(Entries with chart source code)
>>>>

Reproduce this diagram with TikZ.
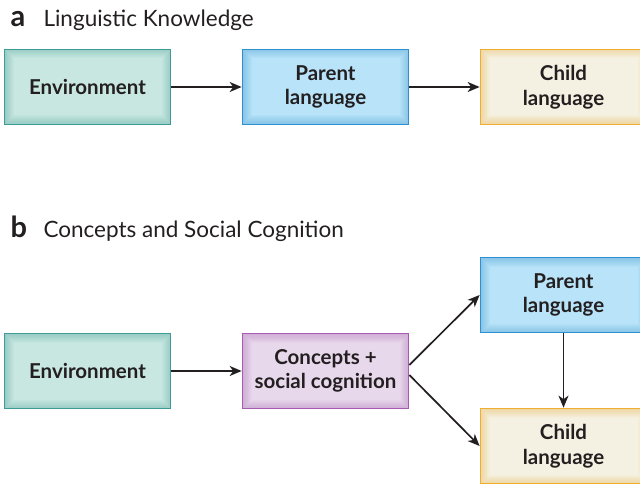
\documentclass[tikz,border=0pt]{standalone}
\usepackage{fontspec}
\setmainfont{Lato}
\usetikzlibrary{arrows.meta}
\definecolor{envfill}{HTML}{C8E7E0}
\definecolor{envline}{HTML}{3E9C96}
\definecolor{parfill}{HTML}{B8E3F8}
\definecolor{parline}{HTML}{2E90D1}
\definecolor{chifill}{HTML}{F5F1E2}
\definecolor{chiline}{HTML}{F0AE2E}
\definecolor{confill}{HTML}{E8D8EC}
\definecolor{conline}{HTML}{A85CB1}
\definecolor{inkgray}{HTML}{231F20}
\tikzset{glow/.style={path picture={
  \foreach \w in {2,4,...,18}
    \draw[line width=\w pt,draw=#1,opacity=0.04]
      (path picture bounding box.south west) rectangle (path picture bounding box.north east);}}}
\begin{document}
\begin{tikzpicture}[x=1pt,y=-1pt,every node/.style={text=inkgray,font=\fontsize{22.5}{26}\selectfont},
  box/.style={draw,line width=1.7pt,minimum width=166pt,minimum height=75pt,inner sep=0pt,align=center,font=\fontsize{20.5}{24.5}\selectfont\bfseries},
  envbox/.style={box,fill=envfill,draw=envline,glow=envline},
  parentbox/.style={box,fill=parfill,draw=parline,glow=parline},
  childbox/.style={box,fill=chifill,draw=chiline,glow=chiline},
  conceptbox/.style={box,fill=confill,draw=conline,glow=conline},
  link/.style={line width=1.7pt,draw=inkgray,-{Stealth[length=12pt,width=10pt,inset=3.5pt]}}]
  \useasboundingbox (0,0) rectangle (640,484);
  % panel a
  \node[anchor=base west,font=\fontsize{29}{30}\selectfont\bfseries] (la) at (7,27) {a};
  \node[anchor=base west] (ta) at (40,27) {Linguistic Knowledge};
  \node[envbox] (ea) at (87.5,87) {Environment};
  \node[parentbox] (pa) at (325.5,87) {Parent\\language};
  \node[childbox] (ca) at (563.5,87) {Child\\language};
  \draw[link] (ea) -- (pa);
  \draw[link] (pa) -- (ca);
  % panel b
  \node[anchor=base west,font=\fontsize{29}{30}\selectfont\bfseries] (lb) at (7,237) {b};
  \node[anchor=base west] (tb) at (40,237) {Concepts and Social Cognition};
  \node[envbox] (eb) at (87.5,371) {Environment};
  \node[conceptbox] (cb) at (325.5,371) {Concepts +\\social cognition};
  \node[parentbox] (pb) at (563.5,295) {Parent\\language};
  \node[childbox] (chb) at (563.5,446) {Child\\language};
  \draw[link] (eb) -- (cb);
  \draw[link] ([yshift=6pt]cb.east) -- (pb.west);
  \draw[link] ([yshift=-4pt]cb.east) -- (chb.west);
  \draw[link] (pb) -- (chb);
\end{tikzpicture}
\end{document}
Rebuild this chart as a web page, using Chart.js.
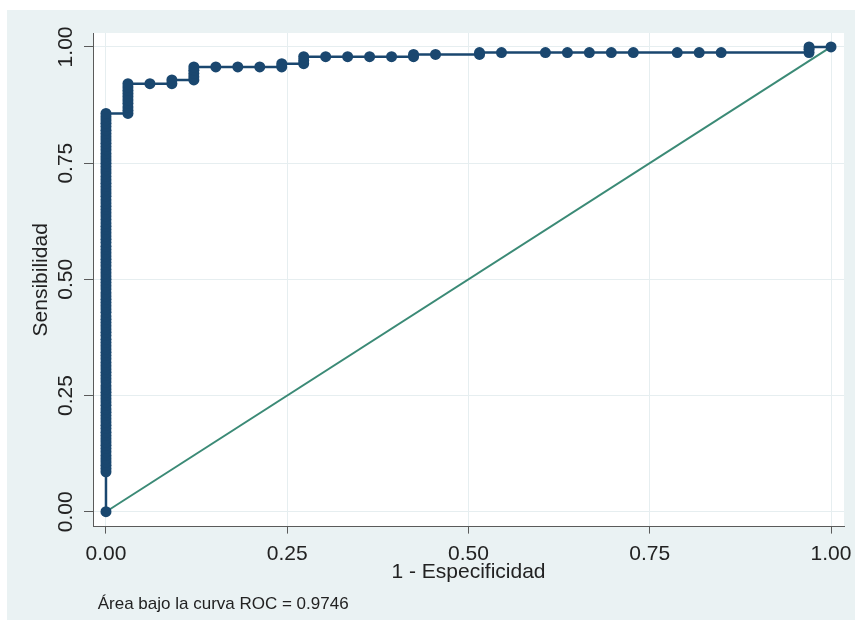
<!DOCTYPE html>
<html>
<head>
<meta charset="utf-8">
<script src="https://cdn.jsdelivr.net/npm/chart.js@4.4.0/dist/chart.umd.min.js"></script>
<style>
  body { margin: 0; background: #ffffff; }
  #panel { position: absolute; left: 7px; top: 10px; width: 848px; height: 610px; background: #eaf2f3; }
</style>
</head>
<body>
<div id="panel"><canvas id="rocChart" width="848" height="610"></canvas></div>
<script>
// 1 - especificidad de cada columna de puntos de corte
var columnasX = [0, 0.0303, 0.0606, 0.0909, 0.1212, 0.1515, 0.1818, 0.2121, 0.2424, 0.2727,
    0.3030, 0.3333, 0.3636, 0.3939, 0.4242, 0.4545, 0.5152, 0.5455, 0.6061, 0.6364,
    0.6667, 0.6970, 0.7273, 0.7879, 0.8182, 0.8485, 0.9697, 1.0];
// sensibilidad de los puntos de cada columna
var sensPorColumna = [
    [0, 0.086, 0.093, 0.1, 0.107, 0.114, 0.121, 0.129, 0.136, 0.143, 0.15, 0.157, 0.164, 0.171,
     0.179, 0.186, 0.193, 0.2, 0.207, 0.214, 0.221, 0.229, 0.236, 0.243, 0.25, 0.257, 0.264,
     0.271, 0.279, 0.286, 0.293, 0.3, 0.307, 0.314, 0.321, 0.329, 0.336, 0.343, 0.35, 0.357,
     0.364, 0.371, 0.379, 0.386, 0.393, 0.4, 0.407, 0.414, 0.421, 0.429, 0.436, 0.443, 0.45,
     0.457, 0.464, 0.471, 0.479, 0.486, 0.493, 0.5, 0.507, 0.514, 0.521, 0.529, 0.536, 0.543,
     0.55, 0.557, 0.564, 0.571, 0.579, 0.586, 0.593, 0.6, 0.607, 0.614, 0.621, 0.629, 0.636,
     0.643, 0.65, 0.657, 0.664, 0.671, 0.679, 0.686, 0.693, 0.7, 0.707, 0.714, 0.721, 0.729,
     0.736, 0.743, 0.75, 0.757, 0.764, 0.771, 0.779, 0.786, 0.793, 0.8, 0.807, 0.814, 0.821,
     0.829, 0.836, 0.843, 0.85, 0.857],
    [0.857, 0.864, 0.871, 0.879, 0.886, 0.893, 0.9, 0.907, 0.914, 0.921],
    [0.921],
    [0.921, 0.929],
    [0.929, 0.936, 0.943, 0.95, 0.957],
    [0.957],
    [0.957],
    [0.957],
    [0.957, 0.964],
    [0.964, 0.971, 0.979],
    [0.979],
    [0.979],
    [0.979],
    [0.979],
    [0.979, 0.984],
    [0.984],
    [0.984, 0.988],
    [0.988],
    [0.988],
    [0.988],
    [0.988],
    [0.988],
    [0.988],
    [0.988],
    [0.988],
    [0.988],
    [0.988, 0.995, 1.0],
    [1.0]
];
var diagonalX = [0, 1];
var diagonalY = [0, 1];
var ticksEje = [0, 0.25, 0.5, 0.75, 1];
var areaROC = "0.9746";

var puntosROC = [];
for (var i = 0; i < columnasX.length; i++) {
    sensPorColumna[i].forEach(function(s) {
        puntosROC.push({x: columnasX[i], y: s});
    });
}
var puntosDiag = diagonalX.map(function(x, j) { return {x: x, y: diagonalY[j]}; });

var azul = '#1a476f';
var gris = '#5a5a5a';
var fuente = 'Arial, "Liberation Sans", sans-serif';

var fondoBlanco = {
    id: 'fondoBlanco',
    beforeDraw: function(chart) {
        var a = chart.chartArea;
        var ctx = chart.ctx;
        ctx.save();
        ctx.fillStyle = '#ffffff';
        ctx.fillRect(a.left, a.top, a.right - a.left, a.bottom - a.top);
        ctx.restore();
    }
};

function ponerTicks(scale) {
    scale.ticks = ticksEje.map(function(v) { return {value: v}; });
}
// sin relleno extra por las etiquetas de los extremos
function sinRelleno(s) {
    s.paddingLeft = 0; s.paddingRight = 0; s.paddingTop = 0; s.paddingBottom = 0;
}

var ctx = document.getElementById('rocChart');
var myChart = new Chart(ctx, {
    type: 'scatter',
    data: {
        datasets: [
            {
                label: 'ROC',
                data: puntosROC,
                showLine: true,
                borderColor: azul,
                borderWidth: 2.5,
                backgroundColor: azul,
                pointBackgroundColor: azul,
                pointBorderColor: azul,
                pointBorderWidth: 0,
                pointRadius: 5.5,
                lineTension: 0
            },
            {
                label: 'Referencia',
                data: puntosDiag,
                showLine: true,
                borderColor: '#3b8a76',
                borderWidth: 2,
                pointRadius: 0,
                lineTension: 0
            }
        ]
    },
    options: {
        responsive: false,
        animation: false,
        layout: { padding: { top: 23, right: 11, left: 0, bottom: 0 } },
        plugins: {
            legend: { display: false },
            tooltip: { enabled: false },
            subtitle: {
                display: true,
                position: 'bottom',
                align: 'start',
                fullSize: false,
                text: ' \u00c1rea bajo la curva ROC = ' + areaROC,
                color: '#222',
                font: { family: fuente, size: 17 },
                padding: { top: 4, bottom: 5 }
            }
        },
        scales: {
            x: {
                type: 'linear',
                min: -0.0179,
                max: 1.0179,
                afterBuildTicks: ponerTicks,
                afterFit: function(s) { s.height = 64; sinRelleno(s); },
                grid: { color: '#e6eef0', lineWidth: 1, tickLength: 7, tickColor: gris },
                border: { display: true, color: gris, width: 1 },
                ticks: {
                    color: '#222',
                    font: { family: fuente, size: 21 },
                    padding: 8,
                    maxRotation: 0,
                    callback: function(v) { return v.toFixed(2); }
                },
                title: {
                    display: true,
                    text: '1 - Especificidad',
                    color: '#222',
                    font: { family: fuente, size: 21 },
                    padding: { top: 0, bottom: 6 }
                }
            },
            y: {
                type: 'linear',
                min: -0.032,
                max: 1.030,
                afterBuildTicks: ponerTicks,
                afterFit: function(s) { s.width = 86; sinRelleno(s); },
                grid: { color: '#e6eef0', lineWidth: 1, tickLength: 9, tickColor: gris },
                border: { display: true, color: gris, width: 1 },
                ticks: {
                    color: '#222',
                    font: { family: fuente, size: 21 },
                    padding: -3,
                    minRotation: 90,
                    maxRotation: 90,
                    crossAlign: 'center',
                    callback: function(v) { return v.toFixed(2); }
                },
                title: {
                    display: true,
                    text: 'Sensibilidad',
                    color: '#222',
                    font: { family: fuente, size: 21 },
                    padding: { top: 22, bottom: 0 }
                }
            }
        }
    },
    plugins: [fondoBlanco]
});
</script>
</body>
</html>
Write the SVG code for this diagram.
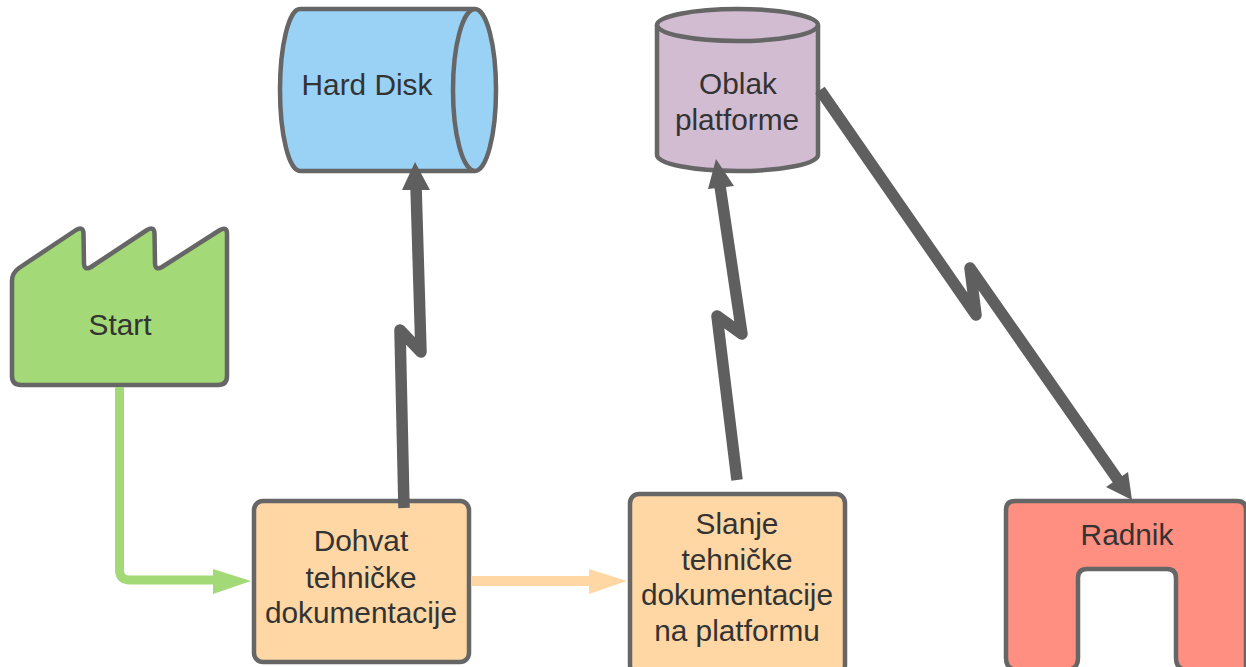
<svg xmlns="http://www.w3.org/2000/svg" width="1246" height="667" viewBox="0 0 1246 667">
<defs>
<style>
.n{stroke:#666666;stroke-width:4.500;stroke-linejoin:round}
.t{font-family:"Liberation Sans",Arial,sans-serif;font-size:29.800px;fill:#333333;text-anchor:middle}
.c{fill:none;stroke-linejoin:round}
.g{stroke:#5f5f5f;stroke-width:11.500}
</style>
</defs>
<rect width="1246" height="667" fill="#ffffff"/>
<g id="start">
<path class="n" fill="#a3d977" d="M12 281Q12 273 19 268L76 230Q83 226 83.500 233L84 263Q84 271 91 267L147 230Q154 226 154.500 233L155 263Q155 271 162 267L220 230Q227 226 227 234L227 376Q227 385 218 385L21 385Q12 385 12 376Z"/>
<text class="t" x="120" y="335">Start</text>
</g>
<g id="hard-disk">
<path class="n" fill="#9ad2f5" d="M300 9L475 9A21 81 0 0 1 475 171L300 171A20 81 0 0 1 300 9Z"/>
<path class="n" fill="none" d="M475 9A22 81 0 0 0 475 171"/>
<text class="t" x="367" y="95">Hard Disk</text>
</g>
<g id="oblak">
<path class="n" fill="#d1bcd2" d="M657 25A80.500 16 0 0 1 818 25L818 155A80.500 16 0 0 1 657 155Z"/>
<path class="n" fill="none" d="M657 25A80.500 16 0 0 0 818 25"/>
<text class="t" x="738" y="94">Oblak</text>
<text class="t" x="737" y="130">platforme</text>
</g>
<g id="dohvat">
<rect class="n" fill="#fed7a5" x="254" y="501" width="215" height="161" rx="9"/>
<text class="t" x="361" y="551">Dohvat</text>
<text class="t" x="361" y="588">tehničke</text>
<text class="t" x="361" y="623">dokumentacije</text>
</g>
<g id="slanje">
<rect class="n" fill="#fed7a5" x="630" y="494" width="215" height="180" rx="9"/>
<text class="t" x="737" y="534">Slanje</text>
<text class="t" x="737" y="570">tehničke</text>
<text class="t" x="737" y="605">dokumentacije</text>
<text class="t" x="737" y="641">na platformu</text>
</g>
<g id="radnik">
<path class="n" fill="#ff8f80" d="M1006 510Q1006 501 1015 501L1237 501Q1246 501 1246 510L1246 670L1188 670Q1176 670 1176 658L1176 578Q1176 569 1167 569L1087 569Q1078 569 1078 578L1078 658Q1078 670 1066 670L1018 670Q1006 670 1006 658Z"/>
<text class="t" x="1127" y="545">Radnik</text>
</g>
<g id="connectors">
<path class="c" stroke="#a3d977" stroke-width="9" d="M119.500 387L119.500 570Q119.500 580 130 580L215 580"/>
<polygon fill="#a3d977" points="213,569 251,581 213,594"/>
<path class="c" stroke="#fed7a5" stroke-width="10" d="M471 581L590 581"/>
<polygon fill="#fed7a5" points="589,569 627,581 589,594"/>
<path class="c g" d="M404 508L400 330L421 352L416 186"/>
<polygon fill="#5f5f5f" points="415,162 430,190 402,190"/>
<path class="c g" d="M737 480L717 316L742 334L720 186"/>
<polygon fill="#5f5f5f" points="716,159 734,186 708,189"/>
<path class="c g" d="M820 90L976 315L970 268L1118 480"/>
<polygon fill="#5f5f5f" points="1132,500 1106,487 1128,472"/>
</g>
</svg>
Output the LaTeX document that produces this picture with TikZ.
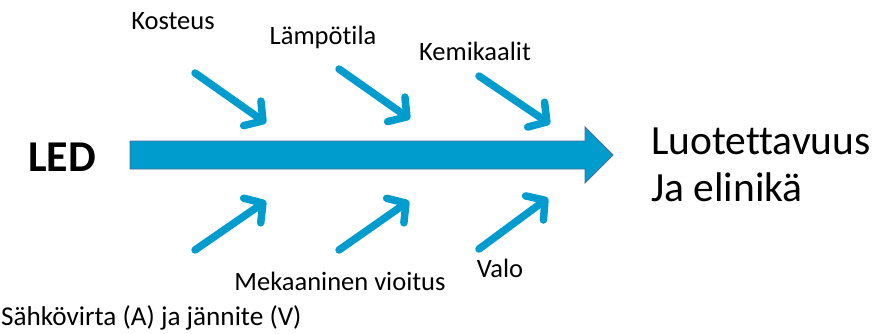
\documentclass[tikz,border=0pt]{standalone}
\usepackage{fontspec}
\setmainfont{Carlito}[Ligatures=NoCommon]
\usetikzlibrary{arrows.meta}
\definecolor{flowblue}{RGB}{0,156,206}
\definecolor{flowedge}{RGB}{70,110,150}
\tikzset{
  factor/.style={draw=flowblue, line width=7.5pt, line cap=round,
    -{Straight Barb[round, length=13pt, width=30pt, line width=7.5pt]}},
  lbl/.style={font=\fontsize{26.5}{30}\selectfont, inner sep=0pt},
  big/.style={font=\fontsize{41.5}{46}\selectfont, inner sep=0pt, anchor=west}
}
\begin{document}
\begin{tikzpicture}[x=1pt,y=-1pt]
\useasboundingbox (0,0) rectangle (875,333);
% main flow arrow
\draw[fill=flowblue, draw=flowedge, line width=0.8pt]
  (130,141) -- (585,141) -- (585,127) -- (613,155) -- (585,183) -- (585,169) -- (130,169) -- cycle;
% influencing factors
\coordinate (k1) at (195,73);  \coordinate (k2) at (266,123);
\coordinate (l1) at (339,69);  \coordinate (l2) at (410,119);
\coordinate (c1) at (479,76);  \coordinate (c2) at (550,124);
\coordinate (s1) at (195,250); \coordinate (s2) at (266,201);
\coordinate (m1) at (339,250); \coordinate (m2) at (409,201);
\coordinate (v1) at (479,249); \coordinate (v2) at (548,198);
\draw[factor] (k1) -- (k2);
\draw[factor] (l1) -- (l2);
\draw[factor] (c1) -- (c2);
\draw[factor] (s1) -- (s2);
\draw[factor] (m1) -- (m2);
\draw[factor] (v1) -- (v2);
% labels
\node[lbl] (kosteus) at (173,21) {Kosteus};
\node[lbl] (lampo) at (323,37) {Lämpötila};
\node[lbl] (kemi) at (475,51) {Kemikaalit};
\node[lbl] (meka) at (340,281) {Mekaaninen vioitus};
\node[lbl] (valo) at (500,268) {Valo};
\node[lbl, anchor=west, font=\fontsize{27.2}{31}\selectfont] (sahko) at (1,318) {Sähkövirta (A) ja jännite (V)};
\node[font=\fontsize{44}{50}\selectfont\bfseries, inner sep=0pt] (led) at (62,157) {LED};
\node[big] (luot) at (651,141) {Luotettavuus};
\node[big] (elin) at (651,187) {Ja elinikä};
\end{tikzpicture}
\end{document}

<<<<

▶ **EXERCISE PROMPT**:
Look through the data and show every line containing "diagram".

▶ **EXERCISE ANSWER**:
Reproduce this diagram with TikZ.
Write the SVG code for this diagram.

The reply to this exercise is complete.